HP Liquid Chromatography (Laboratory Manual)

 

By : James W Zubrick
Email: j.zubrick@hvcc.edu

HPLC. Is it high-performance liquid chromatography or high-pressure liquid chromatography or something else? It’s probably easier to consider it a delicate blend of wet-column chromatography and gas chromatography (see Chapters 20 and 24, respectively).

Rather than letting gravity pull the solvent through the powdered adsorbent, the liquid is pumped through under pressure. Initially, high pressures [1000-5000 psig (pounds per square inch gauge), i.e., not absolute] were used to push a liquid through a tightly packed solid. But the technique works well at lower pressures 250 psig), hence the name high-performance liquid chromatography.

From there on, the setup (Fig. 110) resembles gas chromatography very closely. Although a moving liquid phase replaces the helium stream, compounds are put onto a column through an injection port, they separate inside a chromatographic column in the same way as in GC by spending more or less time in a moving liquid now, and the separated compounds pass through a detector. There the amounts of each compound as they go by the detector are turned into electrical signals and displayed on a chart recorder as HPLC peaks that look just like GC peaks. You should also get the feeling that the analysis of these HPLC traces is done in the same manner as GC traces, because it is.

Again, there’s a lot of variety among HPLC systems, so what I say won’t necessarily apply to your system in every respect. But it should help. I’ve based my observations on a Glencoe HPLC unit. It is simple and rugged, performs very well, and uses very common components carried by almost every HPLC supplier. Parts are easy to get.
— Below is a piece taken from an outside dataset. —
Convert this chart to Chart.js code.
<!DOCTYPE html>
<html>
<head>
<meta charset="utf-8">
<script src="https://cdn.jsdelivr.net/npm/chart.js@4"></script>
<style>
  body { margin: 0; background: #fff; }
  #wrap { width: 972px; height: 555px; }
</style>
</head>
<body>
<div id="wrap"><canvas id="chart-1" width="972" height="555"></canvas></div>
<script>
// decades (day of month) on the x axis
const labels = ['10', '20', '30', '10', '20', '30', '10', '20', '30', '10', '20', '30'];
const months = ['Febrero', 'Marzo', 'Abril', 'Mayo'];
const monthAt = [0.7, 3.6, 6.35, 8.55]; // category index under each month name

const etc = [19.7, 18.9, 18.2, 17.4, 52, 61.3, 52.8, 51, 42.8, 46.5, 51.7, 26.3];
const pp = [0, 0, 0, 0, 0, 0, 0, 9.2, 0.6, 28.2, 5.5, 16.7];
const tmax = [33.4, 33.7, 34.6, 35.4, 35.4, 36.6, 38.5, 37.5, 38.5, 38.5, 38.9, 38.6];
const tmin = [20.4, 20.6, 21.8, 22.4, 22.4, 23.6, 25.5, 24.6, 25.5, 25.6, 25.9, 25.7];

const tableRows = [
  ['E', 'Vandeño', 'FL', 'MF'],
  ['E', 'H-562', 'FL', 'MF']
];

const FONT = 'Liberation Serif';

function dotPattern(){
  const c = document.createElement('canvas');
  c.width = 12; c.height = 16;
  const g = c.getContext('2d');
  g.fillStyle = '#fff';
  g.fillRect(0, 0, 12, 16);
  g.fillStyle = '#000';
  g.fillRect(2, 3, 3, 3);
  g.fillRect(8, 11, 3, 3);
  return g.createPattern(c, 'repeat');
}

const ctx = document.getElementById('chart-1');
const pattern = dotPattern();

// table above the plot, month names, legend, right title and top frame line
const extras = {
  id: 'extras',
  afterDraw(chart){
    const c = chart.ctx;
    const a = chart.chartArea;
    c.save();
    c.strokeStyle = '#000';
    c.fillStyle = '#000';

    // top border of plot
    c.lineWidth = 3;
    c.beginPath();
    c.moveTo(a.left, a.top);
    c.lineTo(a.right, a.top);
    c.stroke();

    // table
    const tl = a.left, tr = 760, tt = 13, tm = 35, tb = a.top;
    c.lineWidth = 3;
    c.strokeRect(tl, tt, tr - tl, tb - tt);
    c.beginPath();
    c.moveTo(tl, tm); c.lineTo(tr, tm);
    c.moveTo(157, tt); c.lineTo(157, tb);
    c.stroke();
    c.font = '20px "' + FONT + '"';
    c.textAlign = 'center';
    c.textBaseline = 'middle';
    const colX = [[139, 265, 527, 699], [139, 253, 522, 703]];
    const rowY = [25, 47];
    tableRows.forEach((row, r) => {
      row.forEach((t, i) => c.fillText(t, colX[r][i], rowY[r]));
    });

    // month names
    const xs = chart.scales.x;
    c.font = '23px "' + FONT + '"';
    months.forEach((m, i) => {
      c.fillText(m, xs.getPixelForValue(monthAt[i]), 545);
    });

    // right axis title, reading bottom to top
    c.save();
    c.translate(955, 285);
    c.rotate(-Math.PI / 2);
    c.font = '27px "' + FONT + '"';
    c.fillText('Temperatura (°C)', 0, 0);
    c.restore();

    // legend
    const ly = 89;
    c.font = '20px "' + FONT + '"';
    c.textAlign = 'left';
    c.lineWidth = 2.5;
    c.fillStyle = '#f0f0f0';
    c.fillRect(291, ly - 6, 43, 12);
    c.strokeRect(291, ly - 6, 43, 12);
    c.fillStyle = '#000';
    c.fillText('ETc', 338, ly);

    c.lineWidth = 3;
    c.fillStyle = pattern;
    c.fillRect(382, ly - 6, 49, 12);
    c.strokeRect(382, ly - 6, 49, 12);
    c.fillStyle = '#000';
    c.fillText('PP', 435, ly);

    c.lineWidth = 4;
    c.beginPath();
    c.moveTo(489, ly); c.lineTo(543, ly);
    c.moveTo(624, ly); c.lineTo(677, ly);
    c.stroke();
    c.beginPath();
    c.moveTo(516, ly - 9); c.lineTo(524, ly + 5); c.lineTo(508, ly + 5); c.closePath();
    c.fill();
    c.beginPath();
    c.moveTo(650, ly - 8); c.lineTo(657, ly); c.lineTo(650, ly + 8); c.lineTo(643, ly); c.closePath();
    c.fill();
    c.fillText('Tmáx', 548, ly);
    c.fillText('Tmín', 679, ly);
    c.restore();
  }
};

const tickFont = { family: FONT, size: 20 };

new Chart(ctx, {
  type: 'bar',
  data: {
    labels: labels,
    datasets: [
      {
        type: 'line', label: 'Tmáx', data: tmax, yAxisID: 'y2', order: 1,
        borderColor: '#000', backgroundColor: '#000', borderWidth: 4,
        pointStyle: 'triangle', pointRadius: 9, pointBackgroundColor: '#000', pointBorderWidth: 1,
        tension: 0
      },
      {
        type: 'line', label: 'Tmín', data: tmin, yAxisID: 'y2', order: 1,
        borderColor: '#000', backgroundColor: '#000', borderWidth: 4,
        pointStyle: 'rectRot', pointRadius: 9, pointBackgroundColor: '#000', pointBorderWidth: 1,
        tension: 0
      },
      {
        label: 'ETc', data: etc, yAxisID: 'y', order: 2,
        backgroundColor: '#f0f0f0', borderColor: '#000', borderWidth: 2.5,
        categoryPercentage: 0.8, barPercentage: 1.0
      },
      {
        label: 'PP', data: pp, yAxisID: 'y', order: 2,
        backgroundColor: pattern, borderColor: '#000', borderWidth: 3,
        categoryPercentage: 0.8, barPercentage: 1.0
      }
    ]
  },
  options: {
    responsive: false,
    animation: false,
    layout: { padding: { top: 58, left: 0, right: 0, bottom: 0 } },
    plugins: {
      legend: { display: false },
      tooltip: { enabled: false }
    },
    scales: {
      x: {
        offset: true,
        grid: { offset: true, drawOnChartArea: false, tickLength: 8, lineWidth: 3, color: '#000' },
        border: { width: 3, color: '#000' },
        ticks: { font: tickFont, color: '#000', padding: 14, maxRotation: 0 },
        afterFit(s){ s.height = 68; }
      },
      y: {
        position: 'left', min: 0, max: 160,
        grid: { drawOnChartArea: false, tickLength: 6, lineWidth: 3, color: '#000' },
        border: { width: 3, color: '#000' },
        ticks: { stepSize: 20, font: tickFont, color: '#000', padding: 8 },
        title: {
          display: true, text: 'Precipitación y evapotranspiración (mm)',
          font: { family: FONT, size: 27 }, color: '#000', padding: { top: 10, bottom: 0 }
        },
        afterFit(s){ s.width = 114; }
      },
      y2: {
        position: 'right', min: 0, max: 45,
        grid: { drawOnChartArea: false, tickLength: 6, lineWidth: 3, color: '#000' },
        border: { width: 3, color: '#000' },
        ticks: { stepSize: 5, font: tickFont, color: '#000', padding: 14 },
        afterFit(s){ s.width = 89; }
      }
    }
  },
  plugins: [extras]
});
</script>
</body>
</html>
That’s probably why the company has stopped making this unit. Anything simple and rugged is not likely to need a lot of attention, nor is it likely to go out of fashion, and there’s little profit in that. The individual pieces can be bought from many chromatographic supply houses. Just follow the directions for connections given here.

THE MOBILE PHASE: LIQUID

If you use only one liquid, either neat or as a mixture, the entire chromato-gram is said to be isochratic. There are units that can deliver varying solvent compositions over time. These are called gradient elution systems.
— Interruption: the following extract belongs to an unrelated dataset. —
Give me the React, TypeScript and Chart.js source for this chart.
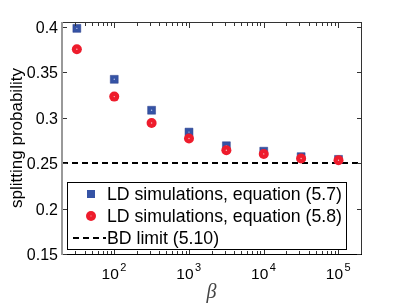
import React, { useEffect, useRef } from "react";
import { Chart, registerables } from "chart.js";
Chart.register(...registerables);

// ---- data ----
const beta = [31.6, 100, 316, 1000, 3162, 10000, 31623, 100000];
const eq57 = [0.398, 0.342, 0.308, 0.284, 0.269, 0.263, 0.257, 0.254];
const eq58 = [0.375, 0.323, 0.294, 0.277, 0.264, 0.26, 0.255, 0.253];
const bdLimit = 0.25;
const xRange = [20, 200000];
const yRange = [0.15, 0.405];
const yTicks = [0.15, 0.2, 0.25, 0.3, 0.35, 0.4];
const yTickLabels = ["0.15", "0.2", "0.25", "0.3", "0.35", "0.4"];
const xMajorTicks = [100, 1000, 10000, 100000];
const xTickBase = "10";
const xTickExps = ["2", "3", "4", "5"];
const legendLabels = [
  "LD simulations, equation (5.7)",
  "LD simulations, equation (5.8)",
  "BD limit (5.10)",
];
const yTitle = "splitting probability";
const xTitle = "β";

const BLUE = "#3553a5";
const RED = "#ee1c2c";
const FONT = "Liberation Sans, Arial, sans-serif";

const framePlugin = {
  id: "frame",
  afterDraw(chart: any) {
    const { ctx, chartArea: ca, scales } = chart;
    const xs = scales.x;
    const ys = scales.y;
    const L = Math.round(ca.left), R = Math.round(ca.right);
    const T = Math.round(ca.top), B = Math.round(ca.bottom);
    ctx.save();
    // frame
    ctx.lineWidth = 1;
    ctx.strokeStyle = "#333";
    ctx.beginPath();
    ctx.moveTo(L, T + 0.5); ctx.lineTo(R, T + 0.5);
    ctx.moveTo(R + 0.5, T); ctx.lineTo(R + 0.5, B);
    ctx.stroke();
    ctx.strokeStyle = "#000";
    ctx.beginPath();
    ctx.moveTo(L, B + 0.5); ctx.lineTo(R + 1, B + 0.5);
    ctx.stroke();
    ctx.strokeStyle = "#999";
    ctx.lineWidth = 2;
    ctx.beginPath();
    ctx.moveTo(L, T); ctx.lineTo(L, B + 1);
    ctx.stroke();

    // y ticks
    ctx.lineWidth = 1;
    ctx.strokeStyle = "#333";
    ctx.fillStyle = "#000";
    ctx.font = `16px ${FONT}`;
    ctx.textAlign = "right";
    ctx.textBaseline = "middle";
    yTicks.forEach((v, i) => {
      const y = Math.round(ys.getPixelForValue(v)) + 0.5;
      ctx.beginPath();
      ctx.moveTo(L + 1, y); ctx.lineTo(L + 5, y);
      ctx.moveTo(R, y); ctx.lineTo(R - 4, y);
      ctx.stroke();
      ctx.fillText(yTickLabels[i], L - 4, y + 1);
    });

    // x ticks (major + minor), top and bottom
    for (let d = 1; d <= 5; d++) {
      for (let m = 1; m <= 9; m++) {
        const v = m * Math.pow(10, d);
        if (v <= xRange[0] || v >= xRange[1]) continue;
        const x = Math.round(xs.getPixelForValue(v)) + 0.5;
        const len = m === 1 ? 5 : 3;
        ctx.beginPath();
        ctx.moveTo(x, B); ctx.lineTo(x, B - len);
        ctx.moveTo(x, T + 1); ctx.lineTo(x, T + 1 + len);
        ctx.stroke();
      }
    }
    // x tick labels with superscripts
    ctx.textAlign = "left";
    ctx.textBaseline = "alphabetic";
    xMajorTicks.forEach((v, i) => {
      const x = xs.getPixelForValue(v);
      ctx.font = `15.5px ${FONT}`;
      const w1 = ctx.measureText(xTickBase).width;
      ctx.font = `11px ${FONT}`;
      const w2 = ctx.measureText(xTickExps[i]).width;
      const x0 = x - (w1 + w2) / 2 - 1;
      ctx.font = `15.5px ${FONT}`;
      ctx.fillText(xTickBase, x0, B + 25);
      ctx.font = `11px ${FONT}`;
      ctx.fillText(xTickExps[i], x0 + w1 + 1.5, B + 17);
    });

    // x title
    ctx.font = `italic 20px Liberation Serif, serif`;
    ctx.textAlign = "center";
    ctx.fillStyle = "#444";
    ctx.fillText(xTitle, (L + R) / 2 + 0, B + 44);

    // y title
    ctx.fillStyle = "#000";
    ctx.save();
    ctx.translate(L - 45, (T + B) / 2 + 0);
    ctx.rotate(-Math.PI / 2);
    ctx.font = `17px ${FONT}`;
    ctx.textAlign = "center";
    ctx.textBaseline = "middle";
    ctx.fillText(yTitle, 0, 0);
    ctx.restore();

    // legend
    const bx0 = L + 5.5, bx1 = L + 284.5, by0 = T + 160.5, by1 = T + 227.5;
    ctx.fillStyle = "#fff";
    ctx.fillRect(bx0, by0, bx1 - bx0, by1 - by0);
    ctx.strokeStyle = "#000";
    ctx.lineWidth = 1;
    ctx.strokeRect(bx0, by0, bx1 - bx0, by1 - by0);
    const rows = [T + 172, T + 194, T + 216];
    const sx = L + 29;
    // square
    ctx.fillStyle = BLUE;
    ctx.fillRect(sx - 4, rows[0] - 4, 8, 8);
    // circle
    ctx.fillStyle = RED;
    ctx.beginPath();
    ctx.arc(sx, rows[1], 5, 0, Math.PI * 2);
    ctx.fill();
    ctx.fillStyle = "#f6b0b0";
    ctx.fillRect(sx - 0.5, rows[1] - 0.5, 1, 1);
    // dashed
    ctx.strokeStyle = "#000";
    ctx.lineWidth = 2;
    ctx.setLineDash([6, 4]);
    ctx.beginPath();
    ctx.moveTo(L + 11, rows[2]); ctx.lineTo(L + 44, rows[2]);
    ctx.stroke();
    ctx.setLineDash([]);
    ctx.fillStyle = "#000";
    ctx.font = `17.7px ${FONT}`;
    ctx.textAlign = "left";
    ctx.textBaseline = "middle";
    legendLabels.forEach((t, i) => ctx.fillText(t, L + 45, rows[i] + 1));
    ctx.restore();
  },
};

export default function App() {
  const ref = useRef<HTMLCanvasElement | null>(null);
  useEffect(() => {
    if (!ref.current) return;
    const sq = beta.map((b, i) => ({ x: b, y: eq57[i] }));
    const ci = beta.map((b, i) => ({ x: b, y: eq58[i] }));
    const chart = new Chart(ref.current, {
      type: "scatter",
      data: {
        datasets: [
          { data: ci, pointRadius: 0.7, pointBackgroundColor: "#f8c0c0", pointBorderWidth: 0 },
          { data: ci, pointRadius: 5, pointBackgroundColor: RED, pointBorderWidth: 0 },
          { data: sq, pointRadius: 0.7, pointBackgroundColor: "#b8c4ea", pointBorderWidth: 0 },
          { data: sq, pointStyle: "rect", pointRadius: 5.6, pointBackgroundColor: BLUE, pointBorderColor: "#2a3f8a", pointBorderWidth: 0.5 },
          {
            data: [
              { x: xRange[0], y: bdLimit },
              { x: xRange[1], y: bdLimit },
            ],
            showLine: true,
            pointRadius: 0,
            borderColor: "#000",
            borderWidth: 2,
            borderDash: [6, 4],
          },
        ],
      } as any,
      options: {
        animation: false,
        responsive: false,
        layout: { padding: { left: 62, top: 22, right: 38, bottom: 50 } },
        plugins: { legend: { display: false }, tooltip: { enabled: false } },
        scales: {
          x: { type: "logarithmic", min: xRange[0], max: xRange[1], display: false },
          y: { type: "linear", min: yRange[0], max: yRange[1], display: false },
        },
      } as any,
      plugins: [framePlugin],
    });
    return () => chart.destroy();
  }, []);
  return (
    <div style={{ position: "absolute", left: 0, top: 0, width: 399, height: 304, background: "#fff" }}>
      <canvas ref={ref} width={399} height={304} style={{ display: "block" }} />
    </div>
  );
}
Block diagram of an HPLC setup.

Fig. 110 Block diagram of an HPLC setup.

For an isochratic system, you usually use a single solution, or a neat liquid, and put it into the solvent reservoir, generally a glass bottle with a stopcock at the bottom to let the solvent out (Fig. 111). The solvent travels out of the bottom of the reservoir and usually through a solvent filter that traps out any fairly large, insoluble impurities that may be in the solvent.

It is important, if you’re making up the eluent yourself, to follow the directions scrupulously. Think about it. If you wet the entire system with the wrong eluent, you can wait a very long time for the correct eluent to reestablish the correct conditions.

A Bubble Trap

Air bubbles are the nasties in HPLC work. They cause the same type of troubles as with wet-column chromatography, and you just don’t want them. So there’s usually a bubble trap (Fig. 112) before the eluent reaches the pump. This device is quite simple, really. Bubbles in the eluent stream rise up the center pipe and are trapped there. To get rid of the bubbles, you open the cap at the top. Solvent then rises in the tube and pushes the bubbles out. You have to be extremely careful about bubbles if you’re the one to start the setup or if the solvent tank has run out. Normally, one bubble purge per day is enough.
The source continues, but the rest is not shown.